There’s gotta be a word to describe it when someone announces they consider something to be very important but then acts as if that value has no meaning at all. Here Poulos tells us that adultery is very important because it is a betrayal of intimacy. Fair enough but he tells us this because he is saying adultery needs to be attacked publically. But isn’t the public the very opposite of the intimate?

This is not a trivial distinction. A wife who privately learns of her husband’s adultery is free to use a host of tools at her disposal to address the attack on her marriage. One of them is to make the issue public by divorcing him, making her knowledge of the affair public or both.

What happens, though, when adultery is considered ‘fair game’ for political punditry? The wife is not empowered by learning of her husband’s affair but blindsided. She does not have the option of dealing with her husband privately while avoiding public humuliation. In fact, she probably faces tremendous pressure to “stand by her husband” for the sake of her family. In a culture where adultery is not considered fair game for punditry the wife has the leverage to threaten the wayward husband with the possibility of a public divorce in order to motivate him to reform for the sake of his family.

Only after the wife is put through the humiliation of the public press conference can she quietly decide to divorce her husband. If she doesn’t, though, he has in a sense won since his family has been ’saved’ and he can now return to politics as a ‘reformed man’. I’m not saying the husband enjoyed the public attention but it is the wife who bears the brunt of the insult and it is unjust since she is not at fault. After the dust settles, the wife has no real leverage besides pressing the ’self-destruct’ button and filing for divorce. So what’s been accomplished? You’ve basically ended up attacking the wife and afterwards telling her the choice she has is remain in the marriage in a humuliating status of submission or destroy her marriage. This is done in the name of being ‘pro-family’ and ‘pro-marriage’.

Poulos seems to suffer from the “we must destroy the village to save it” meme.
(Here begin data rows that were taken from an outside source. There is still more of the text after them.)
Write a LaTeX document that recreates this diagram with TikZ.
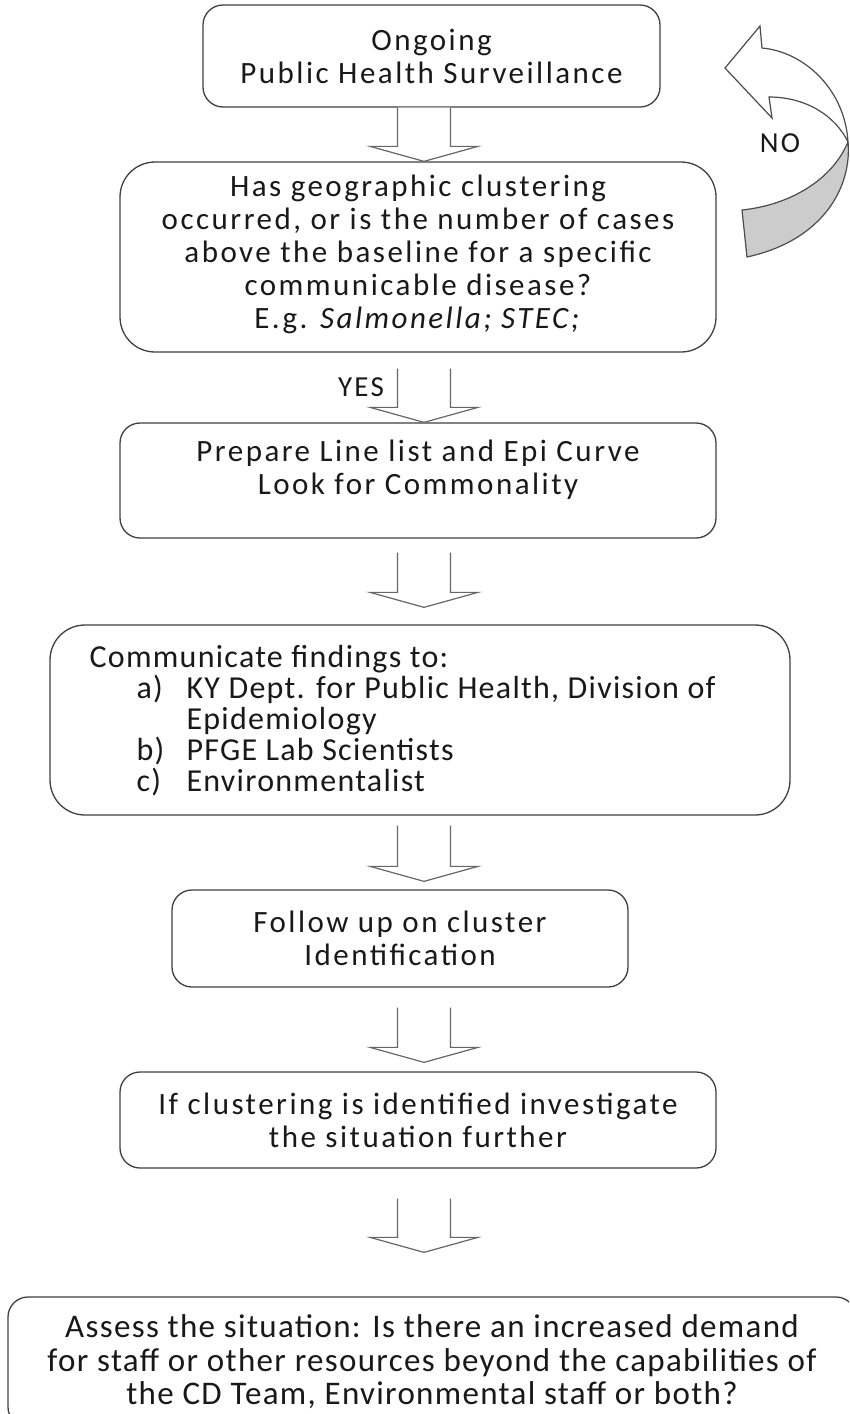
\documentclass[tikz,border=0pt]{standalone}
\usepackage{fontspec}
\setmainfont{Carlito}
\newfontfamily\widefont[LetterSpace=8]{Carlito}
\newfontfamily\plainfont[LetterSpace=4]{Carlito}
\usetikzlibrary{calc}

% block arrow from a start coordinate down to a tip coordinate
\newcommand\blockarrow[2]{%
  \draw[barrowline] let \p1=(#1), \p2=(#2) in
    (\x1-26.5pt,\y1) -- (\x1-26.5pt,\y2+15pt) -- (\x1-54pt,\y2+15pt)
    -- (\x1,\y2) -- (\x1+54pt,\y2+15pt) -- (\x1+26.5pt,\y2+15pt)
    -- (\x1+26.5pt,\y1);}

\begin{document}
\begin{tikzpicture}[x=1pt,y=-1pt,
  stepbox/.style={draw=black!75, line width=1.3pt, rounded corners=20pt,
    fill=white, inner sep=0pt, align=center, text=black!90},
  widetext/.style={font=\widefont\fontsize{31}{33}\selectfont},
  plaintext/.style={font=\plainfont\fontsize{33}{33.5}\selectfont},
  txt/.style={inner sep=0pt, text=black!90},
  barrowline/.style={draw=black!60, line width=1.2pt, fill=white, line join=miter},
  lbl/.style={inner sep=0pt, text=black!90, font=\widefont\fontsize{29}{30}\selectfont}]
\useasboundingbox (0,0) rectangle (849,1414);
\clip (0,0) rectangle (849,1414);

\coordinate (ax) at (424,0);

% boxes of the flow
\node[stepbox, widetext, minimum width=457, minimum height=102] (b1) at (431.5,56)
  {Ongoing\\Public Health Surveillance};
\node[stepbox, rounded corners=35pt, minimum width=596, minimum height=190] (b2) at (418,257) {};
\node[txt, widetext, align=center] (b2t) at ($(b2.center)+(0,-3)$)
  {Has geographic clustering\\occurred, or is the number of cases\\above the baseline for a specific\\communicable disease?\\E.g. \textit{Salmonella; STEC;}};
\node[stepbox, minimum width=596, minimum height=115] (b3) at (418,480.5) {};
\node[txt, widetext, align=center] (b3t) at ($(b3.center)+(0,-11)$)
  {Prepare Line list and Epi Curve\\Look for Commonality};
\node[stepbox, rounded corners=35pt, minimum width=740, minimum height=190] (b4) at (420,720) {};
\node[txt, font=\plainfont\fontsize{32}{31}\selectfont, anchor=west, align=left] (b4t) at ($(b4.west)+(40,1)$)
  {Communicate findings to:\\
   \hspace*{47pt}\makebox[50pt][l]{a)}KY Dept. for Public Health, Division of\\
   \hspace*{97pt}Epidemiology\\
   \hspace*{47pt}\makebox[50pt][l]{b)}PFGE Lab Scientists\\
   \hspace*{47pt}\makebox[50pt][l]{c)}Environmentalist};
\node[stepbox, widetext, minimum width=456, minimum height=97] (b5) at (400,938.5)
  {Follow up on cluster\\Identification};
\node[stepbox, widetext, minimum width=596, minimum height=96] (b6) at (418,1120)
  {If clustering is identified investigate\\the situation further};
\node[stepbox, plaintext, minimum width=848, minimum height=130] (b7) at (432,1362)
  {Assess the situation: Is there an increased demand\\for staff or other resources beyond the capabilities of\\the CD Team, Environmental staff or both?};

% downward block arrows between the boxes
\blockarrow{$(b1.south -| ax)$}{$(b2.north -| ax)$}
\blockarrow{$(b2.south -| ax)+(0,16)$}{$(b3.north -| ax)$}
\blockarrow{$(b3.south -| ax)+(0,14)$}{$(b4.north -| ax)+(0,-17)$}
\blockarrow{$(b4.south -| ax)+(0,10)$}{$(b5.north -| ax)+(0,-8)$}
\blockarrow{$(b5.south -| ax)+(0,20)$}{$(b6.north -| ax)+(0,-9)$}
\blockarrow{$(b6.south -| ax)+(0,30)$}{$(b7.north -| ax)+(0,-44)$}

\node[lbl] (yes) at (361,387) {YES};

% curved return arrow (NO branch)
\coordinate (tip) at (725,68);
\coordinate (cross) at (848,142);
\filldraw[draw=black!70, line width=1.2pt, fill=white, line join=miter]
  (tip) -- (760,26) -- (762,48)
  .. controls (805,52) and (845,90) .. (cross)
  .. controls (835,115) and (805,97) .. (769,97)
  -- (772,118) -- cycle;
\filldraw[draw=black!70, line width=1.2pt, fill=black!20, line join=miter]
  (cross) .. controls (852,185) and (825,240) .. (747,257)
  -- (742,210)
  .. controls (790,205) and (832,180) .. (cross);
\node[lbl] (no) at (780,143) {NO};
\end{tikzpicture}
\end{document}
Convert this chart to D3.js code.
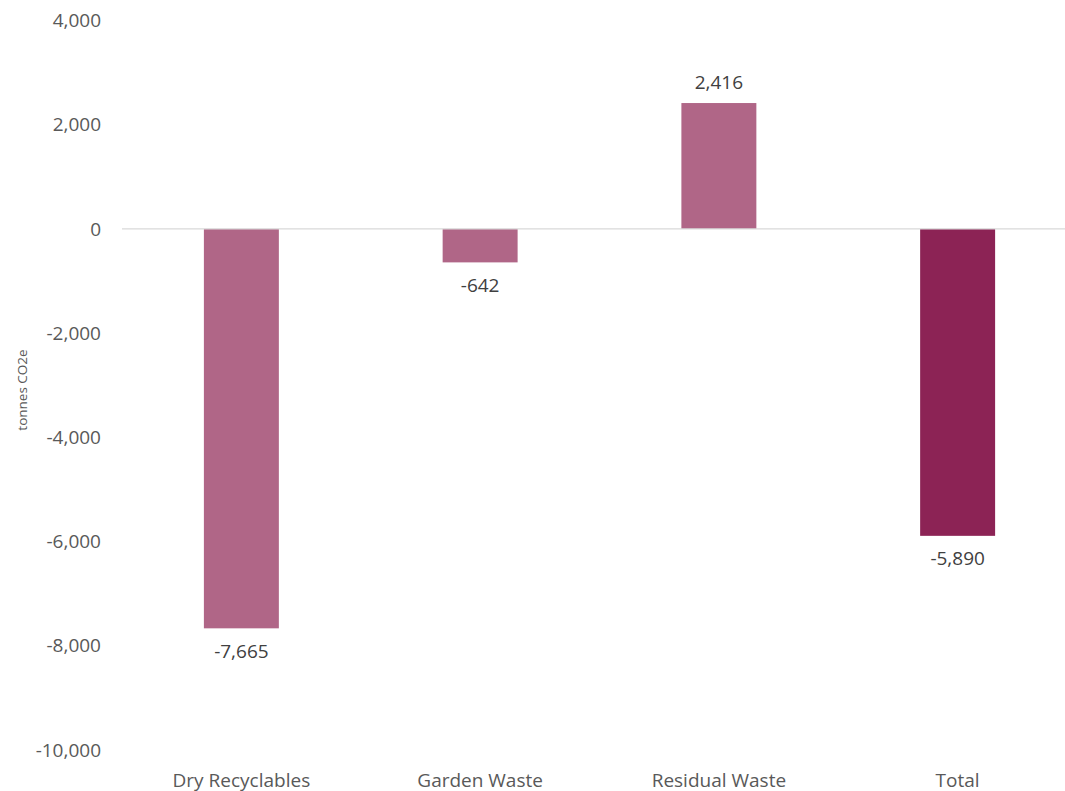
<!DOCTYPE html>
<html>
<head>
<meta charset="utf-8">
<script src="https://cdn.jsdelivr.net/npm/d3@7"></script>
<style>
  html, body { margin: 0; padding: 0; background: #ffffff; }
  svg { display: block; font-family: "Open Sans", "Liberation Sans", sans-serif; }
</style>
</head>
<body>
<svg id="chart" width="1065" height="791"></svg>
<script>
// Net emissions by waste stream (tonnes CO2e)
const categories = ["Dry Recyclables", "Garden Waste", "Residual Waste", "Total"];
const values = [-7665, -642, 2416, -5890];
const barColors = ["#b06687", "#b06687", "#b06687", "#8c2355"];
const yTicks = [4000, 2000, 0, -2000, -4000, -6000, -8000, -10000];
const yAxisTitle = "tonnes CO2e";

const svg = d3.select("#chart");
// thousands separator with a plain hyphen for negatives
const fmt = d => d3.format(",")(d).replace("\u2212", "-");

const x = d3.scaleBand()
  .domain(categories)
  .range([122, 1077])
  .paddingInner(0.686)
  .paddingOuter(0.343);

const y = d3.scaleLinear()
  .domain([-10000, 4000])
  .range([750, 20.5]);

// y axis tick labels
svg.append("g")
  .selectAll("text")
  .data(yTicks)
  .join("text")
  .attr("x", 101)
  .attr("y", d => y(d))
  .attr("dy", "0.35em")
  .attr("text-anchor", "end")
  .attr("fill", "#595959")
  .attr("font-size", 19)
  .text(d => fmt(d));

// axis title
svg.append("text")
  .attr("transform", "translate(22,390) rotate(-90)")
  .attr("text-anchor", "middle")
  .attr("dy", "0.35em")
  .attr("fill", "#595959")
  .attr("font-size", 13.5)
  .text(yAxisTitle);

// bars
svg.append("g")
  .selectAll("rect")
  .data(values)
  .join("rect")
  .attr("x", (d, i) => x(categories[i]))
  .attr("width", x.bandwidth())
  .attr("y", d => y(Math.max(0, d)))
  .attr("height", d => Math.abs(y(d) - y(0)))
  .attr("fill", (d, i) => barColors[i]);

// zero line
svg.append("line")
  .attr("x1", 122)
  .attr("x2", 1077)
  .attr("y1", y(0))
  .attr("y2", y(0))
  .attr("stroke", "#d9d9d9")
  .attr("stroke-width", 1.3);

// value labels
svg.append("g")
  .selectAll("text")
  .data(values)
  .join("text")
  .attr("x", (d, i) => x(categories[i]) + x.bandwidth() / 2)
  .attr("y", d => d >= 0 ? y(d) - 21 : y(d) + 23)
  .attr("dy", "0.35em")
  .attr("text-anchor", "middle")
  .attr("fill", "#404040")
  .attr("font-size", 19)
  .text(d => fmt(d));

// category labels
svg.append("g")
  .selectAll("text")
  .data(categories)
  .join("text")
  .attr("x", d => x(d) + x.bandwidth() / 2)
  .attr("y", 780)
  .attr("dy", "0.35em")
  .attr("text-anchor", "middle")
  .attr("fill", "#595959")
  .attr("font-size", 19)
  .text(d => d);
</script>
</body>
</html>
Being able to attack politicians who have affairs is just so appealing (and politically it always carries with it the hope that when the opposing party has someone who seems undefeatable there’s always the long hope that the press will discover another woman on the side) that he is blind to the fact that he is actually advocating a state of affairs that is not healthy to marriage.

Karen — June 4, 2008 at 12:25 pm

Wow, I can’t believe the majority of the tone I’m hearing in these comments. Apparently most Americans no longer consider adultery really “wrong,” it’s just something that’s between a man and his wife. I assume this man stood up in a church (or somewhere) and made a VOW to his wife that he would keep himself for her for all time. A person who refuses to keep the most basic vow of fidelity to what should be the most important person in his life becomes a betrayer, a cheater, a liar. Sex is not something that should be lightly tossed around, and it should NEVER be something that is shared with someone other than your spouse if you have promised before God to be faithful to that spouse. Illicit sex is also not some irresistable force that people just “fall into,” unlike how Hollywood likes to portray it–there are basic boundaries of decency and morality that a “good person” will fence themselves with to protect themselves from the temptation of an affair. You are dead right to say that this man is a bad person for deliberately cheating, betraying, and lying not only to his wife and his family but also to the public, who trusts him to be an honest and honorable man.